Film to Screen on January 3, 2006 at Folsom; Joaquin Phoenix, who Portrays Cash in ‘WALK THE LINE,’ to Attend

Tuesday, December 27, 2005


Represa, CA--(HISPANIC PR WIRE - BUSINESS WIRE)--December 21, 2005--On January 13, 1968, Johnny Cash took the stage at Folsom State Prison for a historic concert that galvanized the audience of hundreds of inmates. Cash, despite strong resistance from his record label, was moved to perform at Folsom after receiving thousands of letters from prison inmates around the country, explaining how his music had put them on the path to rehabilitation and redemption. Respecting, rather than fearing his audience at Folsom, Cash connected with the men, all of whom were doing hard time.

Now, nearly four decades later, the Prison Fellowship and Folsom Chaplain Larry West have invited Twentieth Century Fox and actor Joaquin Phoenix to screen the Cash biopic "WALK THE LINE" for inmates at the penitentiary; Mr. Phoenix portrays the legendary "Man in Black"
in the picture. The studio and Mr. Phoenix have accepted the invitation, and the film will screen at Folsom on January 3, 2006. The Fellowship hopes "WALK THE LINE," a leading Oscar contender, will inspire the prisoners, much as Cash's 1968 concert did.
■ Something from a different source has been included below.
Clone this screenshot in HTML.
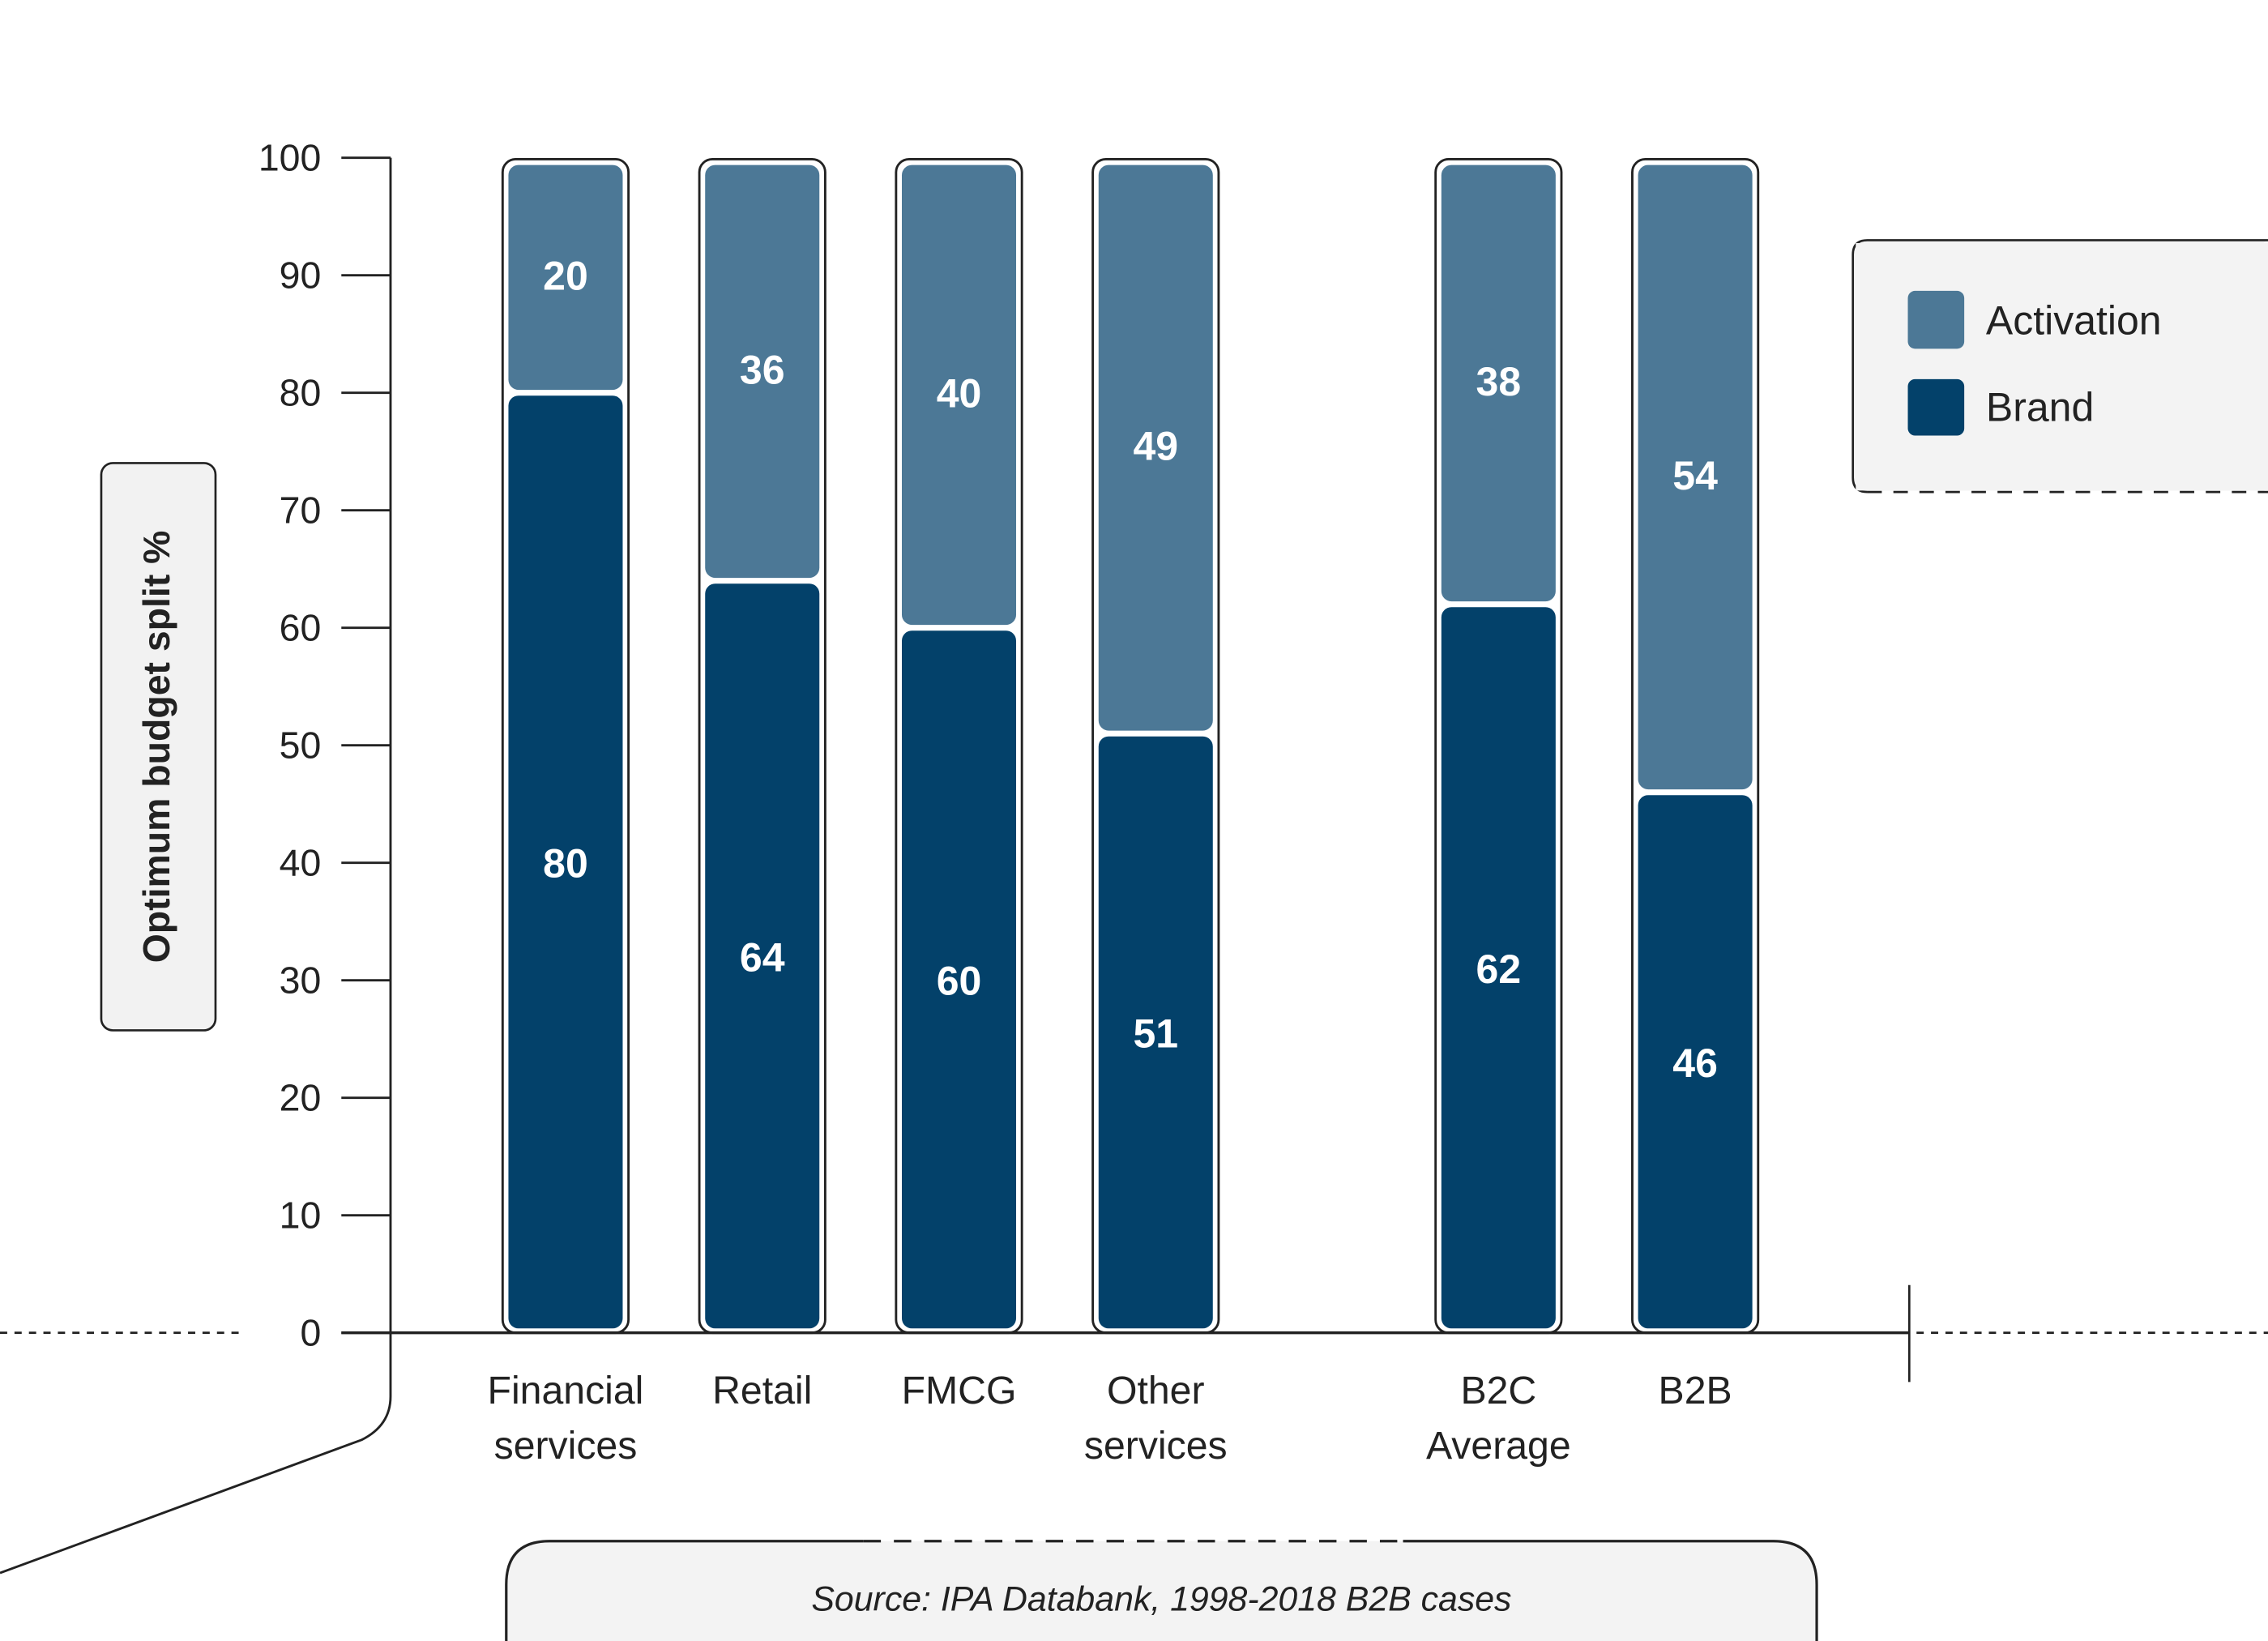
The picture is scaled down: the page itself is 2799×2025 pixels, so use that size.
<!DOCTYPE html>
<html><head><meta charset="utf-8"><style>
html,body{margin:0;padding:0;background:#fff;}
svg{display:block;font-family:"Liberation Sans",sans-serif;}
</style></head><body>
<svg id="chart" width="2799" height="2025" viewBox="0 0 1568 1134" preserveAspectRatio="none">
<g id="yaxis"></g>
<g id="bars"></g>
<g id="xlabels"></g>
<path d="M270,109 V965 Q270,985 250,995 L0,1087" fill="none" stroke="#222" stroke-width="1.6"/>
<line x1="236" y1="921" x2="1320" y2="921" stroke="#222" stroke-width="2"/>
<line x1="0" y1="921" x2="165" y2="921" stroke="#222" stroke-width="1.5" stroke-dasharray="5,5"/>
<line x1="1325" y1="921" x2="1568" y2="921" stroke="#222" stroke-width="1.5" stroke-dasharray="5,5"/>
<line x1="1320" y1="888" x2="1320" y2="955" stroke="#222" stroke-width="1.5"/>
<g>
<rect x="70" y="320" width="79" height="392" rx="8" fill="#f2f2f2" stroke="#222" stroke-width="1.5"/>
<text transform="translate(117,516) rotate(-90)" text-anchor="middle" font-size="26" font-weight="bold" fill="#222">Optimum budget split %</text>
</g>
<g>
<path d="M1568,166 H1291 Q1281,166 1281,176 V330 Q1281,340 1291,340" fill="#f3f3f3" stroke="#222" stroke-width="1.5"/>
<rect x="1283" y="168" width="285" height="171" fill="#f3f3f3"/>
<line x1="1291" y1="340" x2="1568" y2="340" stroke="#222" stroke-width="1.5" stroke-dasharray="10,8"/>
<rect x="1319" y="201" width="39" height="40" rx="5" fill="#4c7896"/>
<text x="1373" y="231" font-size="28" fill="#222">Activation</text>
<rect x="1319" y="262" width="39" height="39" rx="5" fill="#03416a"/>
<text x="1373" y="291" font-size="28" fill="#222">Brand</text>
</g>
<g>
<path d="M350,1134 V1095 Q350,1065 380,1065 H1226 Q1256,1065 1256,1095 V1134 Z" fill="#f3f3f3"/>
<path d="M350,1134 V1095 Q350,1065 380,1065 H597 M970,1065 H1226 Q1256,1065 1256,1095 V1134" fill="none" stroke="#222" stroke-width="1.8"/>
<line x1="597" y1="1065" x2="970" y2="1065" stroke="#222" stroke-width="1.8" stroke-dasharray="12,9"/>
<text x="803" y="1113" text-anchor="middle" font-size="24" font-style="italic" fill="#222">Source: IPA Databank, 1998-2018 B2B cases</text>
</g>
<script>
const categories=[["Financial","services"],["Retail"],["FMCG"],["Other","services"],["B2C","Average"],["B2B"]];
const brand=[80,64,60,51,62,46];
const activation=[20,36,40,49,38,54];
const yTicks=[0,10,20,30,40,50,60,70,80,90,100];
const centers=[391,527,663,799,1036,1172];
const NS="http://www.w3.org/2000/svg";
function y(v){return 921-v*8.12;}
function mk(t,a,p){const e=document.createElementNS(NS,t);for(const k in a)e.setAttribute(k,a[k]);p.appendChild(e);return e;}
const ya=document.getElementById('yaxis');
yTicks.forEach(v=>{
 const l=mk('line',{x1:236,x2:270,y1:y(v),y2:y(v),stroke:'#222','stroke-width':1.6},ya);
 
 
 const t=mk('text',{x:222,y:y(v)+9,'text-anchor':'end','font-size':26,fill:'#222'},ya);
 t.textContent=v;
 
 
});
const bg=document.getElementById('bars');
const xl=document.getElementById('xlabels');
const W=87;
categories.forEach((c,i)=>{
 const cx=centers[i],x0=cx-W/2;
 const total=brand[i]+activation[i];
 const o=mk('rect',{x:x0,y:y(total)+1,width:W,height:y(0)-y(total)-1,rx:9,fill:'#fff',stroke:'#222','stroke-width':1.6},bg);
 
 
 const b=mk('rect',{x:x0+4,y:y(brand[i])+2,width:W-8,height:y(0)-y(brand[i])-5,rx:7,fill:'#03416a'},bg);
 
 
 const a=mk('rect',{x:x0+4,y:y(total)+5,width:W-8,height:y(brand[i])-y(total)-7,rx:7,fill:'#4c7896'},bg);
 
 
 const bt=mk('text',{x:cx,y:(y(brand[i])+y(0))/2+10,'text-anchor':'middle','font-size':28,'font-weight':'bold',fill:'#fff'},bg);
 bt.textContent=brand[i];
 
 
 const at=mk('text',{x:cx,y:(y(total)+y(brand[i]))/2+10,'text-anchor':'middle','font-size':28,'font-weight':'bold',fill:'#fff'},bg);
 at.textContent=activation[i];
 
 
 c.forEach((line,j)=>{
  const t=mk('text',{x:cx,y:970+j*38,'text-anchor':'middle','font-size':27,fill:'#222'},xl);
  t.textContent=line;
  
  
 });
});
</script>
</svg>
</body></html>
"We invited Twentieth Century Fox to screen "WALK THE LINE" at Folsom because the lesson of Johnny Cash is that it's never too late for a man to turn his life around, and that's a story these men need to hear," said Joe Avila, California Executive Director, Prison Fellowship.

"John believed in the power of redemption and offered his unique gift to anyone who needed to find it within them, and in the process, he inspired millions. I can think of no greater way to honor him than to carry on his legacy of using music to connect to all people," added Joaquin Phoenix.

Founded in 1976 by Chuck Colson, Prison Fellowship partners with local churches across the country to minister to a group that society often scorns and neglects: prisoners, ex-prisoners, and their families.

"WALK THE LINE" opened in theaters nationwide on November 18, 2005.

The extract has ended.